Produits de consommation

Reste que ces élites, même paradoxales, même indispensables, sont des produits de consommation. Comme tels, elles s’inscrivent dans des habitudes, des modes et des changements. Nos élites modernes durent moins longtemps que les dieux antiques, les héros anciens ou les princes du sang ! Ce ne sont plus les CDI de l’histoire figée du passé mais des CDD soumis aux aléas des modes et des retournements de marché. On brûle très vite ceux que l’on a adorés9… La télévision et l’internet sont de formidables machines à fabriquer des élites éphémères et jetables. Le rituel nécessaire s’est adapté aux évolutions des goûts et des attentes : il nous faut du rapide et du remplaçable ! Tous les domaines de l’actualité alimentent en temps réel la catégorie constamment renouvelée des élites modernes : les « élites Kleenex ». À notre époque, qui adore la frénésie et cultive les fidélités successives, peu importent le rythme des changements et le cycle de vie. L’essentiel est que ne s’interrompe jamais le regard de l’Autre10 sous lequel peuvent ainsi exister les troupeaux et les peuples.

Existe-t-il quand même une alternative à cette dépendance structurelle et structurante de l’humaine condition ? Peut-on vivre sans « mâle dominant » et sans regard de l’Autre ? Sans doute pas, sauf à tenter de remplacer un fantasme par un autre : celui de l’hybris ou celui de l’anarchie. La mythologie a fait du premier l’erreur suprême de l’homme, la faute impardonnable qui fait tonner ensemble les cieux et les dieux. À vouloir conquérir chacun leur indépendance, Icare s’est brûlé les ailes, Prométhée s’est fait dévorer le foie et Œdipe n’a pas beaucoup mieux réussi… Quant à l’anarchie, qui revendique haut et fort une vie « sans Dieu ni maître », elle tutoie trop souvent la folie pour sembler un début d’alternative. Le génial forçat de l’autonomie absolue que fut Friedrich Nietzsche en est l’emblématique illustration. Mauvaise nouvelle, donc ! Puisqu’elles sont une forme de réponse, une adaptation névrotique indispensable, une antidote culturelle à la douleur de nos questions et de nos angoisses d’êtres pensants, tout comme l’éternité, nos élites ont de l’avenir !

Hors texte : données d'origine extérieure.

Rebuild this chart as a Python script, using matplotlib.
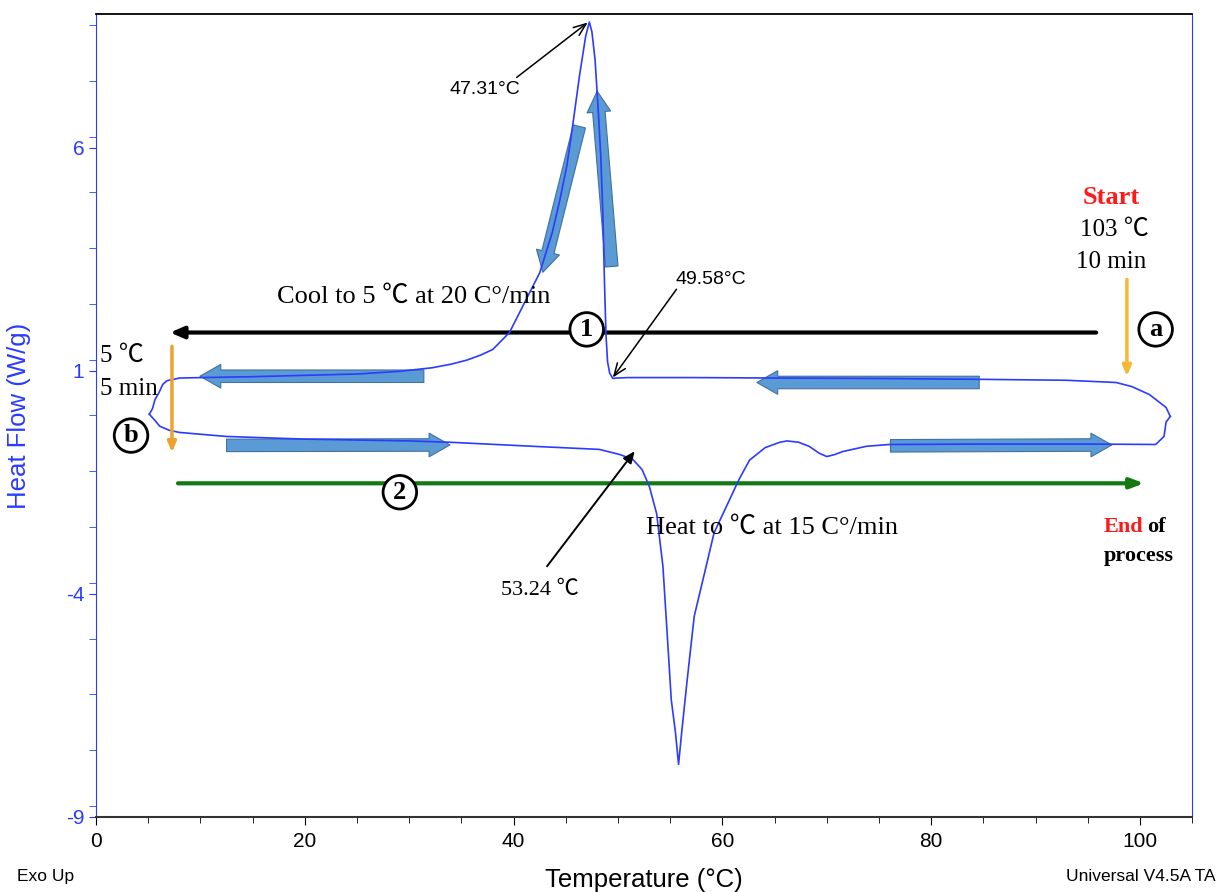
import numpy as np
import matplotlib.pyplot as plt
from matplotlib.patches import FancyArrowPatch
from matplotlib.ticker import MultipleLocator

plt.rcParams['axes.unicode_minus'] = False

# DSC run: cooling from 103 C, then heating from 5 C
cool_temp = [102.9, 102.5, 100.9, 99.2, 97.7, 92.9, 84.9, 75.0, 65.0, 57.0, 51.0, 49.9,
             49.5, 49.2, 49.0, 48.85, 48.7, 48.55, 48.35, 48.1, 47.8, 47.5, 47.25, 46.9,
             46.3, 45.7, 45.1, 44.4, 43.7, 42.5, 41.2, 39.6, 38.0, 36.8, 35.5, 34.0, 32.2,
             29.1, 25.0, 20.0, 15.0, 10.2, 8.0, 6.8, 6.4, 6.0, 5.65, 5.4, 5.1]
cool_flow = [-0.02, 0.18, 0.47, 0.65, 0.74, 0.79, 0.81, 0.83, 0.84, 0.85, 0.85, 0.84,
             0.83, 0.95, 1.2, 1.8, 3.0, 4.5, 5.8, 6.86, 7.98, 8.6, 8.82, 8.5,
             7.6, 6.57, 5.6, 4.8, 4.1, 3.2, 2.6, 1.86, 1.48, 1.35, 1.24, 1.15, 1.07,
             0.99, 0.93, 0.9, 0.87, 0.85, 0.84, 0.78, 0.70, 0.5, 0.36, 0.15, 0.03]

heat_temp = [5.1, 5.6, 6.1, 7.0, 8.0, 12.5, 20.0, 30.0, 33.9, 41.8, 48.2, 50.1, 51.4,
             52.3, 53.0, 53.7, 54.3, 54.7, 55.1, 55.5, 55.8, 56.1, 56.6, 57.3, 58.3,
             59.2, 60.7, 61.6, 62.6, 64.1, 65.5, 66.2, 67.3, 68.3, 69.3, 70.0, 70.7,
             71.5, 73.8, 76.0, 85.0, 95.0, 101.5, 102.3, 102.5, 102.9]
heat_flow = [0.03, -0.1, -0.24, -0.33, -0.38, -0.47, -0.53, -0.57, -0.60, -0.69, -0.76,
             -0.87, -0.98, -1.21, -1.59, -2.2, -3.38, -4.86, -6.37, -7.1, -7.82, -7.1,
             -5.98, -4.5, -3.52, -2.63, -1.88, -1.43, -1.0, -0.72, -0.6, -0.57, -0.6,
             -0.69, -0.85, -0.92, -0.88, -0.81, -0.69, -0.65, -0.64, -0.64, -0.65,
             -0.47, -0.15, -0.02]

y_ticks = [6, 1, -4, -9]
x_ticks = [0, 20, 40, 60, 80, 100]

SERIF = ['Liberation Serif', 'Noto Sans CJK JP', 'DejaVu Sans']
SANS = ['Liberation Sans', 'DejaVu Sans']
BLUE = '#2b3bff'
ARROW_FC = '#5b9bd5'
ARROW_EC = '#41719c'

fig = plt.figure(figsize=(12.19, 8.92), dpi=100)
ax = fig.add_axes([0.0788, 0.0841, 0.8992, 0.9002])

ax.plot(cool_temp, cool_flow, color=BLUE, lw=1.2, zorder=3)
ax.plot(heat_temp, heat_flow, color=BLUE, lw=1.2, zorder=3)

ax.set_xlim(0, 105)
ax.set_ylim(-9, 9)
ax.set_xticks(x_ticks)
ax.set_yticks(y_ticks)
ax.xaxis.set_minor_locator(MultipleLocator(5))
ax.yaxis.set_minor_locator(MultipleLocator(1.25))
ax.tick_params(axis='x', which='both', direction='out', colors='black', labelsize=15, pad=5)
ax.tick_params(axis='x', which='major', length=6)
ax.tick_params(axis='x', which='minor', length=4)
ax.tick_params(axis='y', which='both', direction='out', colors=BLUE, labelsize=15, length=5)
for lab in ax.get_xticklabels() + ax.get_yticklabels():
    lab.set_family(SANS)
ax.spines['left'].set_color(BLUE)
ax.spines['right'].set_color(BLUE)
ax.spines['top'].set_color('black')
ax.spines['bottom'].set_color('#333333')
ax.spines['top'].set_linewidth(1.3)
ax.spines['bottom'].set_linewidth(1.5)

ax.set_ylabel('Heat Flow (W/g)', color=BLUE, fontsize=18.5, family=SANS)
ax.yaxis.set_label_coords(-0.059, 0.5)
ax.set_xlabel('Temperature (°C)', fontsize=18.5, family=SANS)
ax.xaxis.set_label_coords(0.5, -0.063)
fig.text(0.014, 0.012, 'Exo Up', fontsize=12.5, family=SANS)
fig.text(0.997, 0.012, 'Universal V4.5A TA', fontsize=12.5, family=SANS, ha='right')

# thick block arrows following the trace
blocks = [((31.4, 0.88), (9.95, 0.88)), ((84.6, 0.74), (63.3, 0.74)),
          ((12.5, -0.67), (33.9, -0.66)), ((76.1, -0.68), (97.3, -0.66)),
          ((46.3, 6.48), (42.8, 3.21)), ((49.4, 3.34), (48.0, 7.27))]
for tail, head in blocks:
    ax.add_patch(FancyArrowPatch(tail, head, mutation_scale=1, shrinkA=0, shrinkB=0,
                                 arrowstyle='simple,head_length=15,head_width=17,tail_width=9',
                                 fc=ARROW_FC, ec=ARROW_EC, lw=0.8, zorder=2))

# process arrows
ax.annotate('', xy=(7.1, 1.86), xytext=(95.8, 1.86),
            arrowprops=dict(arrowstyle='-|>,head_length=0.8,head_width=0.35', color='black', lw=3,
                            shrinkA=0, shrinkB=0), zorder=1)
ax.annotate('', xy=(100.4, -1.52), xytext=(7.85, -1.52),
            arrowprops=dict(arrowstyle='-|>,head_length=0.8,head_width=0.3', color='#137a13', lw=3,
                            shrinkA=0, shrinkB=0), zorder=1)
ax.annotate('', xy=(98.75, 0.88), xytext=(98.75, 3.05),
            arrowprops=dict(arrowstyle='-|>,head_length=0.6,head_width=0.25', color='#f7b733', lw=2.5,
                            shrinkA=0, shrinkB=0))
ax.annotate('', xy=(7.27, -0.83), xytext=(7.27, 1.55),
            arrowprops=dict(arrowstyle='-|>,head_length=0.6,head_width=0.25', color='#eda230', lw=2.5,
                            shrinkA=0, shrinkB=0))

# peak labels
ax.annotate('', xy=(47.1, 8.81), xytext=(40.3, 7.58),
            arrowprops=dict(arrowstyle='->,head_length=0.9,head_width=0.35', color='black', lw=1.1,
                            shrinkA=0, shrinkB=0))
ax.text(37.2, 7.31, '47.31°C', ha='center', va='center', fontsize=14, family=SANS)
ax.annotate('', xy=(49.5, 0.85), xytext=(55.6, 2.83),
            arrowprops=dict(arrowstyle='->,head_length=0.9,head_width=0.35', color='black', lw=1.1,
                            shrinkA=0, shrinkB=0))
ax.text(58.9, 3.05, '49.58°C', ha='center', va='center', fontsize=14, family=SANS)
ax.annotate('', xy=(51.6, -0.80), xytext=(43.2, -3.38),
            arrowprops=dict(arrowstyle='-|>,head_length=0.7,head_width=0.3', color='black', lw=1.4,
                            shrinkA=0, shrinkB=0))
ax.text(42.5, -3.92, '53.24 ℃', ha='center', va='center', fontsize=16, family=SERIF)

ax.text(17.3, 2.67, 'Cool to 5 ℃ at 20 C°/min', ha='left', va='center', fontsize=19, family=SERIF)
ax.text(52.7, -2.51, 'Heat to ℃ at 15 C°/min', ha='left', va='center', fontsize=19, family=SERIF)
ax.text(97.2, 4.89, 'Start', ha='center', va='center', fontsize=19, family=SERIF,
        color='#ff1a1a', fontweight='bold')
ax.text(97.5, 4.17, '103 ℃', ha='center', va='center', fontsize=18, family=SERIF)
ax.text(97.2, 3.43, '10 min', ha='center', va='center', fontsize=18, family=SERIF)
ax.text(0.38, 1.33, '5 ℃', ha='left', va='center', fontsize=18, family=SERIF)
ax.text(0.38, 0.59, '5 min', ha='left', va='center', fontsize=18, family=SERIF)
ax.text(96.5, -2.49, 'End', ha='left', va='center', fontsize=16, family=SERIF,
        color='#ff1a1a', fontweight='bold')
ax.text(100.7, -2.49, 'of', ha='left', va='center', fontsize=16, family=SERIF, fontweight='bold')
ax.text(99.9, -3.16, 'process', ha='center', va='center', fontsize=16, family=SERIF, fontweight='bold')

# circled step markers
for x, y, s in [(47.0, 1.93, '1'), (101.5, 1.93, 'a'), (3.35, -0.45, 'b'), (29.1, -1.72, '2')]:
    ax.text(x, y, s, ha='center', va='center', fontsize=19, family=SERIF, fontweight='bold',
            bbox=dict(boxstyle='circle,pad=0.2', fc='white', ec='black', lw=2), zorder=4)

fig.savefig('out.png', dpi=100)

  1. Voir à ce sujet les analyses sans complaisance d’Alain Minc (Le crépuscule des petits dieux, Grasset, 2005).
  2. Élite : de elitus, second participe passé de eligere qui signifie choisir, mettre à part, quelquefois par « élection »…
  3. C’est le gyrophare ou l’escadron de motards qui « fait » le ministre comme c’est la photo officielle et compassée qui « crée » le chef d’État… Car c’est toujours « l’habit qui fait le moine » !
  4. Aristote, Politique 1.
  5. Étymologiquement « découvert » et ce, en les nommant.
  6. Voir les travaux de Jacques Lacan, Ecrits, 1966.
  7. Exister (étymologiquement « jaillir ») s’oppose ici à « être » dont la platitude d’auxiliaire présente une caractéristique amusante : il partage la première personne du singulier de l’indicatif du verbe « suivre »…
  8. Voir aussi l’analyse lumineuse de Dany-Robert Dufour, On achève bien les hommes, Denoël, 2005.
  9. Signe que l’amour et la haine sont les deux faces d’une même relation : on se constitue « pour » ou « contre », mais dans les deux cas « sous le regard de… »
  10. Et cela, même s’il est à chaque fois un regard différent. Ceci montre bien que la fonction assurée par l’élite est plus importante que celui (ou celle) qui l’assure. L’emploi et le rôle existent toujours, mais indépendamment du comédien.